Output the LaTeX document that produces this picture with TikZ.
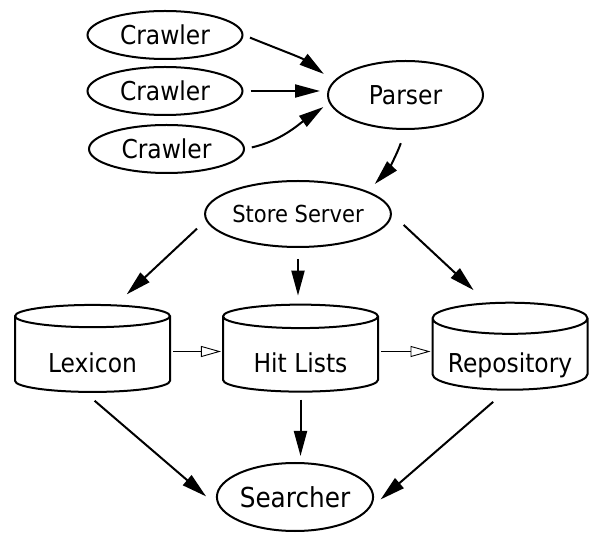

* * * * * * * * *

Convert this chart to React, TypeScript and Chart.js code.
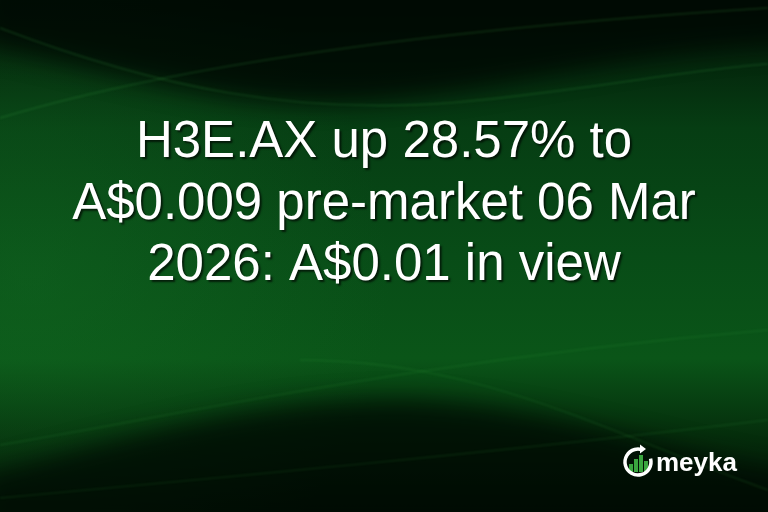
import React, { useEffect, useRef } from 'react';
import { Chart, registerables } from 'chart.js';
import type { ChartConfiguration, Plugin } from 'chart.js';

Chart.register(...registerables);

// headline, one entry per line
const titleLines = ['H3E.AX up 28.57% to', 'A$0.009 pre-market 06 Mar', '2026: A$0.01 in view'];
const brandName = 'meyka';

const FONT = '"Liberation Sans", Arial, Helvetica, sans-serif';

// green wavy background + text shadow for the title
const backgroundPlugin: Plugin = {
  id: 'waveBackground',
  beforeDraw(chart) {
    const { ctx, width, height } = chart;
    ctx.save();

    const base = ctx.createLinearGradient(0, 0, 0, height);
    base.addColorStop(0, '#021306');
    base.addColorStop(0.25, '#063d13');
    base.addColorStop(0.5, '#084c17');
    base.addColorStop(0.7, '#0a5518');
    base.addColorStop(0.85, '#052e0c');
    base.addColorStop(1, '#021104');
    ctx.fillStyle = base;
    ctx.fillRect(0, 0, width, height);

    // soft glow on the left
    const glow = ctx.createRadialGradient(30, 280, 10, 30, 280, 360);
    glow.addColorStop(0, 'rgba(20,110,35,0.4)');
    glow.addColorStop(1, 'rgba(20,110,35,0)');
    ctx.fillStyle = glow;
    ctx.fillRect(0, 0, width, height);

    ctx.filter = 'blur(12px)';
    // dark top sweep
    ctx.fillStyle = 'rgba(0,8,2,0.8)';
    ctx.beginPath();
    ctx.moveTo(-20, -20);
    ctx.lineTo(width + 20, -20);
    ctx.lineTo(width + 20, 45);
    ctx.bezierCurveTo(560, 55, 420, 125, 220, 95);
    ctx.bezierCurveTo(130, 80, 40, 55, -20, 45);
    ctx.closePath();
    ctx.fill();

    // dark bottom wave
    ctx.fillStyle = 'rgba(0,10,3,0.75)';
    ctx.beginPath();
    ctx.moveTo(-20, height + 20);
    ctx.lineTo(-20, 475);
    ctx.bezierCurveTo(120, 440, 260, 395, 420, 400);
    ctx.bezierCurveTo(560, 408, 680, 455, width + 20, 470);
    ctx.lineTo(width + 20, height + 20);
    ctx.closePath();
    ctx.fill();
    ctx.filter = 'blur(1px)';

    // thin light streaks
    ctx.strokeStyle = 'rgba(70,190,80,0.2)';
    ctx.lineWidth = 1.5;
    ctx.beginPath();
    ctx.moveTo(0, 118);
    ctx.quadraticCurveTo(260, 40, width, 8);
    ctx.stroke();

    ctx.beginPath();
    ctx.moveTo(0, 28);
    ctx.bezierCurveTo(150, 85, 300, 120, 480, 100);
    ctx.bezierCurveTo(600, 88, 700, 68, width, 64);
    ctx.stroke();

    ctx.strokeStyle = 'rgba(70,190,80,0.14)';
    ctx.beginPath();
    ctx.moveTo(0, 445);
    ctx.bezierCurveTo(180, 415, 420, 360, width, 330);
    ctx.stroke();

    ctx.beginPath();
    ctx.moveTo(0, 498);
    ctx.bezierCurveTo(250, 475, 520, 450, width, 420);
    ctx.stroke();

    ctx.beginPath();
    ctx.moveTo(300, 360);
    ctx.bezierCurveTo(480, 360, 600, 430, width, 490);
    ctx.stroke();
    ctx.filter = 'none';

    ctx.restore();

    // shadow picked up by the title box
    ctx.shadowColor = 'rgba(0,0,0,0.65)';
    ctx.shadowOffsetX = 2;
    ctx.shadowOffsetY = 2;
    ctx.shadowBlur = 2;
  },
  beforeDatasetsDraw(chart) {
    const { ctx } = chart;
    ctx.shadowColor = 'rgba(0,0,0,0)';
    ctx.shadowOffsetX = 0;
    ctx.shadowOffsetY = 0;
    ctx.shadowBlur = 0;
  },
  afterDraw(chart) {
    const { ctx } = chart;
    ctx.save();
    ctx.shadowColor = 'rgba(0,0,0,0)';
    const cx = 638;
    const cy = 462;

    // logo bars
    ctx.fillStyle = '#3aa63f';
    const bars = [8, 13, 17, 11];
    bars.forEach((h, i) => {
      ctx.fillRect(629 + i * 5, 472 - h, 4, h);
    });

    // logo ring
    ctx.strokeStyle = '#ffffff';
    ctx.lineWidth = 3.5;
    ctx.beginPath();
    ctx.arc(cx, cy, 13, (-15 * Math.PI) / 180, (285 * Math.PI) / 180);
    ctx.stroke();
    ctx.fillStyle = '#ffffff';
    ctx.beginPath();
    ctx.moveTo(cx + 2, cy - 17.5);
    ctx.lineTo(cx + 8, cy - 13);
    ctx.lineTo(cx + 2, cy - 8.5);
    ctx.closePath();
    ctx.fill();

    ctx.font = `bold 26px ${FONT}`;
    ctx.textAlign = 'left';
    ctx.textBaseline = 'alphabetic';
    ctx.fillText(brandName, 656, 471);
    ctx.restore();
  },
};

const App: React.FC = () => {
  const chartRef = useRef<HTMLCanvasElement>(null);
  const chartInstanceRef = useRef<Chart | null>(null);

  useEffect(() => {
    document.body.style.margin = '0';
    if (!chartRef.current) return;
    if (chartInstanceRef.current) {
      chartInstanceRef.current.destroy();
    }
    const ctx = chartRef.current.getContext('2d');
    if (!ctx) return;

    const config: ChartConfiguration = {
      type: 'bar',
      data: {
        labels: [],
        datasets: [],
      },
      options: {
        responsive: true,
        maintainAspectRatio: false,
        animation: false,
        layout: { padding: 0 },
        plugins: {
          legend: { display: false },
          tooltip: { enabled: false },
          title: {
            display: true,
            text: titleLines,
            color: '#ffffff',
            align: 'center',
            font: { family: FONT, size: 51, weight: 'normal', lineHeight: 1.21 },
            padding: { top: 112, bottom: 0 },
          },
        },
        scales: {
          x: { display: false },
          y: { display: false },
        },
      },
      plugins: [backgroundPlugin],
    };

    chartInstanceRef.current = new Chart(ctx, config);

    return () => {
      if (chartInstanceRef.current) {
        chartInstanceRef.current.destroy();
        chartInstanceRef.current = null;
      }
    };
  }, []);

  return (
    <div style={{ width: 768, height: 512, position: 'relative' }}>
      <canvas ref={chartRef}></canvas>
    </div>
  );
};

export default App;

* * * * * * * * *

**REQUIREMENT:** The answer should be a single number: the count of lines in the data that include the string "document".

**REPLY TO THE EXERCISE:** 2